If you search for Selenium tutorials in English, you'll find thousands. YouTube, Udemy, Coursera — an overwhelming abundance of content.

Search in Kannada — one of the world's oldest living languages, spoken by 60 million people — and you'll find almost nothing of professional quality.

This is not a small problem.

Who Gets Left Behind

Karnataka's engineering ecosystem is enormous. Bengaluru alone produces more software engineers annually than most countries. A significant portion of these engineers — especially those from tier-2 cities and non-urban backgrounds — are more comfortable learning in Kannada than in English.

When we only produce technical education in English, we're not being neutral. We're actively filtering out the engineers who didn't grow up in English-medium schools or urban households.

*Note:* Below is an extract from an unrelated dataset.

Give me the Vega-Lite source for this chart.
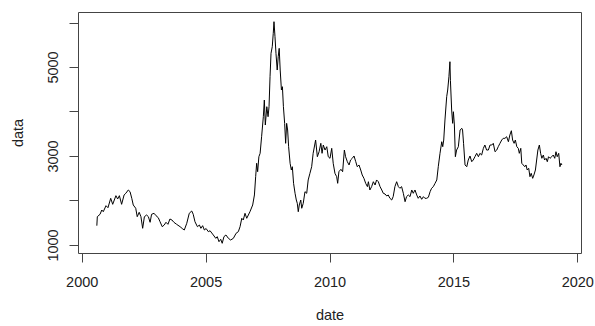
{
  "$schema": "https://vega.github.io/schema/vega-lite/v6.json",
  "width": 503,
  "height": 241,
  "autosize": {"type": "none"},
  "padding": {"left": 78, "top": 12, "right": 14, "bottom": 73},
  "background": "white",
  "config": {
    "view": {"stroke": "#444", "strokeWidth": 1},
    "font": "Liberation Sans",
    "axis": {"grid": false, "domain": false, "tickColor": "#444", "tickSize": 9, "labelColor": "#222", "titleColor": "#222", "labelFontSize": 14.5, "titleFontSize": 14.5, "titleFontWeight": "normal", "labelFont": "Liberation Sans", "titleFont": "Liberation Sans"}
  },
  "data": {"values": [
    {"date":2000.61,"data":1434},{"date":2000.63,"data":1636},{"date":2000.74,"data":1690},{"date":2000.81,"data":1786},{"date":2000.87,"data":1748},{"date":2000.98,"data":1883},{"date":2001.06,"data":1838},{"date":2001.17,"data":2049},{"date":2001.25,"data":1914},{"date":2001.38,"data":2108},{"date":2001.45,"data":2034},{"date":2001.52,"data":2108},{"date":2001.61,"data":1914},{"date":2001.71,"data":2124},{"date":2001.78,"data":2162},{"date":2001.88,"data":2236},{"date":2001.95,"data":2198},{"date":2002.02,"data":2049},{"date":2002.08,"data":1899},{"date":2002.18,"data":1825},{"date":2002.24,"data":1636},{"date":2002.32,"data":1735},{"date":2002.39,"data":1636},{"date":2002.46,"data":1375},{"date":2002.53,"data":1636},{"date":2002.62,"data":1674},{"date":2002.69,"data":1636},{"date":2002.76,"data":1510},{"date":2002.82,"data":1690},{"date":2002.92,"data":1712},{"date":2003.0,"data":1658},{"date":2003.09,"data":1613},{"date":2003.16,"data":1523},{"date":2003.25,"data":1411},{"date":2003.33,"data":1449},{"date":2003.4,"data":1510},{"date":2003.48,"data":1465},{"date":2003.56,"data":1584},{"date":2003.64,"data":1562},{"date":2003.72,"data":1510},{"date":2003.83,"data":1465},{"date":2003.97,"data":1411},{"date":2004.08,"data":1360},{"date":2004.14,"data":1337},{"date":2004.24,"data":1488},{"date":2004.34,"data":1712},{"date":2004.44,"data":1764},{"date":2004.5,"data":1690},{"date":2004.57,"data":1523},{"date":2004.67,"data":1411},{"date":2004.75,"data":1449},{"date":2004.81,"data":1375},{"date":2004.88,"data":1434},{"date":2004.95,"data":1337},
    {"date":2005.02,"data":1370},{"date":2005.11,"data":1299},{"date":2005.18,"data":1320},{"date":2005.31,"data":1225},{"date":2005.41,"data":1150},{"date":2005.47,"data":1187},{"date":2005.54,"data":1074},{"date":2005.61,"data":1128},{"date":2005.67,"data":1038},{"date":2005.74,"data":1187},{"date":2005.82,"data":1225},{"date":2005.92,"data":1150},{"date":2006.01,"data":1112},{"date":2006.12,"data":1150},{"date":2006.23,"data":1263},{"date":2006.32,"data":1299},{"date":2006.39,"data":1411},{"date":2006.46,"data":1600},{"date":2006.52,"data":1562},{"date":2006.59,"data":1712},{"date":2006.66,"data":1600},{"date":2006.79,"data":1748},{"date":2006.9,"data":1899},{"date":2006.97,"data":2124},{"date":2007.02,"data":2535},{"date":2007.06,"data":2836},{"date":2007.1,"data":2647},{"date":2007.15,"data":2984},{"date":2007.2,"data":3060},{"date":2007.26,"data":3433},{"date":2007.33,"data":3883},{"date":2007.37,"data":4258},{"date":2007.41,"data":3696},{"date":2007.47,"data":4108},{"date":2007.52,"data":3883},{"date":2007.56,"data":4108},{"date":2007.6,"data":4782},{"date":2007.64,"data":5307},{"date":2007.69,"data":5456},{"date":2007.73,"data":5757},{"date":2007.76,"data":6018},{"date":2007.8,"data":5681},{"date":2007.84,"data":5307},{"date":2007.89,"data":4932},{"date":2007.93,"data":5232},{"date":2007.97,"data":5419},{"date":2008.01,"data":4932},{"date":2008.06,"data":4483},{"date":2008.1,"data":4557},{"date":2008.14,"data":4108},{"date":2008.19,"data":3734},{"date":2008.23,"data":3285},{"date":2008.27,"data":3734},{"date":2008.31,"data":3584},{"date":2008.35,"data":3209},{"date":2008.41,"data":2836},{"date":2008.46,"data":2685},{"date":2008.5,"data":2759},{"date":2008.55,"data":2386},{"date":2008.61,"data":2162},{"date":2008.66,"data":2011},{"date":2008.7,"data":1937},{"date":2008.74,"data":1748},{"date":2008.78,"data":1899},{"date":2008.84,"data":2011},{"date":2008.88,"data":1825},{"date":2008.94,"data":1937},{"date":2009.01,"data":2198},{"date":2009.08,"data":2162},{"date":2009.14,"data":2461},{"date":2009.21,"data":2611},{"date":2009.28,"data":2759},{"date":2009.34,"data":3060},{"date":2009.44,"data":3359},{"date":2009.51,"data":2984},{"date":2009.58,"data":3096},{"date":2009.65,"data":3285},{"date":2009.7,"data":3060},{"date":2009.75,"data":3247},{"date":2009.82,"data":3134},{"date":2009.89,"data":3209},{"date":2009.95,"data":2984},
    {"date":2010.02,"data":2948},{"date":2010.09,"data":3172},{"date":2010.15,"data":2836},{"date":2010.22,"data":2611},{"date":2010.29,"data":2535},{"date":2010.33,"data":2386},{"date":2010.38,"data":2647},{"date":2010.46,"data":2701},{"date":2010.53,"data":2647},{"date":2010.6,"data":3134},{"date":2010.65,"data":2984},{"date":2010.72,"data":2872},{"date":2010.79,"data":2798},{"date":2010.85,"data":2910},{"date":2010.92,"data":2948},{"date":2010.99,"data":3000},{"date":2011.06,"data":2872},{"date":2011.12,"data":2759},{"date":2011.19,"data":2798},{"date":2011.26,"data":2685},{"date":2011.32,"data":2573},{"date":2011.39,"data":2498},{"date":2011.46,"data":2386},{"date":2011.53,"data":2311},{"date":2011.57,"data":2422},{"date":2011.63,"data":2236},{"date":2011.7,"data":2311},{"date":2011.77,"data":2422},{"date":2011.84,"data":2348},{"date":2011.9,"data":2461},{"date":2011.97,"data":2422},{"date":2012.04,"data":2311},{"date":2012.11,"data":2236},{"date":2012.17,"data":2162},{"date":2012.24,"data":2146},{"date":2012.31,"data":2101},{"date":2012.37,"data":2124},{"date":2012.44,"data":2049},{"date":2012.51,"data":2011},{"date":2012.57,"data":2086},{"date":2012.64,"data":2311},{"date":2012.71,"data":2422},{"date":2012.78,"data":2311},{"date":2012.84,"data":2274},{"date":2012.91,"data":2311},{"date":2012.98,"data":2162},{"date":2013.05,"data":1973},{"date":2013.11,"data":2086},{"date":2013.18,"data":2124},{"date":2013.25,"data":2086},{"date":2013.32,"data":2236},{"date":2013.38,"data":2162},{"date":2013.45,"data":2236},{"date":2013.52,"data":2124},{"date":2013.58,"data":2049},{"date":2013.65,"data":2101},{"date":2013.72,"data":2027},{"date":2013.79,"data":2086},{"date":2013.85,"data":2049},{"date":2013.92,"data":2049},{"date":2013.99,"data":2072},{"date":2014.06,"data":2198},{"date":2014.12,"data":2274},{"date":2014.19,"data":2311},{"date":2014.26,"data":2386},{"date":2014.33,"data":2461},{"date":2014.39,"data":2759},{"date":2014.46,"data":3060},{"date":2014.53,"data":3321},{"date":2014.57,"data":3209},{"date":2014.61,"data":3359},{"date":2014.66,"data":3809},{"date":2014.73,"data":4333},{"date":2014.77,"data":4483},{"date":2014.82,"data":4782},{"date":2014.86,"data":5119},{"date":2014.88,"data":4700},{"date":2014.93,"data":4033},{"date":2014.97,"data":3734},{"date":2015.0,"data":3995},{"date":2015.04,"data":3697},{"date":2015.08,"data":2984},{"date":2015.13,"data":3134},{"date":2015.2,"data":3209},{"date":2015.27,"data":3584},{"date":2015.34,"data":3622},{"date":2015.37,"data":3584},{"date":2015.41,"data":3285},{"date":2015.47,"data":2798},{"date":2015.54,"data":2759},{"date":2015.6,"data":2910},{"date":2015.67,"data":3000},{"date":2015.74,"data":2872},{"date":2015.8,"data":2910},{"date":2015.87,"data":2984},{"date":2015.94,"data":3060},{"date":2016.01,"data":2984},{"date":2016.07,"data":3060},{"date":2016.14,"data":3022},{"date":2016.21,"data":3172},{"date":2016.27,"data":3247},{"date":2016.34,"data":3134},{"date":2016.41,"data":3134},{"date":2016.48,"data":3247},{"date":2016.55,"data":3247},{"date":2016.61,"data":3285},{"date":2016.68,"data":3096},{"date":2016.75,"data":3134},{"date":2016.81,"data":3209},{"date":2016.88,"data":3285},{"date":2016.95,"data":3359},{"date":2017.01,"data":3397},{"date":2017.08,"data":3397},{"date":2017.15,"data":3433},{"date":2017.22,"data":3321},{"date":2017.28,"data":3472},{"date":2017.34,"data":3568},{"date":2017.39,"data":3359},{"date":2017.45,"data":3285},{"date":2017.5,"data":3359},{"date":2017.56,"data":3209},{"date":2017.62,"data":3172},{"date":2017.66,"data":3060},{"date":2017.72,"data":3172},{"date":2017.76,"data":2836},{"date":2017.82,"data":2798},{"date":2017.88,"data":2759},{"date":2017.93,"data":2798},{"date":2017.98,"data":2685},{"date":2018.04,"data":2723},{"date":2018.09,"data":2535},{"date":2018.14,"data":2611},{"date":2018.2,"data":2498},{"date":2018.25,"data":2573},{"date":2018.31,"data":2685},{"date":2018.36,"data":2910},{"date":2018.41,"data":3134},{"date":2018.47,"data":3247},{"date":2018.52,"data":3060},{"date":2018.57,"data":2948},{"date":2018.63,"data":3022},{"date":2018.68,"data":2910},{"date":2018.74,"data":2948},{"date":2018.79,"data":2872},{"date":2018.84,"data":2984},{"date":2018.9,"data":2948},{"date":2018.97,"data":2984},{"date":2019.03,"data":3022},{"date":2019.09,"data":2948},{"date":2019.14,"data":3096},{"date":2019.19,"data":2984},{"date":2019.25,"data":3060},{"date":2019.3,"data":2759},{"date":2019.34,"data":2836},{"date":2019.38,"data":2798}
  ]},
  "mark": {"type": "line", "color": "black", "strokeWidth": 1},
  "encoding": {
    "x": {
      "field": "date", "type": "quantitative",
      "scale": {"domain": [1999.85, 2020.15], "nice": false, "zero": false},
      "axis": {"values": [2000, 2005, 2010, 2015, 2020], "format": "d", "labelPadding": 13, "titlePadding": 20, "title": "date"}
    },
    "y": {
      "field": "data", "type": "quantitative",
      "scale": {"domain": [820, 6236], "nice": false, "zero": false},
      "axis": {"values": [1000, 2000, 3000, 4000, 5000, 6000], "format": "d", "labelExpr": "datum.value % 2000 == 1000 ? datum.label : ''", "labelAngle": 270, "labelAlign": "center", "labelBaseline": "bottom", "labelPadding": 9, "titlePadding": 20, "title": "data"}
    }
  }
}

The result: the same socioeconomic barriers that exist in physical education get replicated in online learning.

What I'm Building

The AIQEAcademy Kannada series covers the same curriculum as the English tracks — no dumbing down, no simplified content:

  • Selenium and WebDriver from scratch
  • TestNG and framework design patterns
  • CI/CD integration with Jenkins and GitLab
  • AI-powered testing concepts

Every concept is explained in natural Kannada, with code comments in English (because that's the reality of how software is written).

Early Response

The first few videos drew comments from engineers in Mysuru, Hubli, and Mangaluru who said they'd been struggling with English-only content for years. One message stood out:

"I understood in 10 minutes what I'd been confused about for 6 months."

That's not a credit to my teaching. That's a credit to learning in your first language.

The Broader Point

Regional language technical education isn't charity. It's a massive untapped market, an equity imperative, and frankly, it's just good engineering thinking: if your system only works for a subset of users, that's a bug, not a feature.

I'd encourage any educator or content creator in the QA/SDE space to consider whether there's a language community you could be serving that isn't currently being reached.

The tools are there. The need is enormous. The impact is immediate.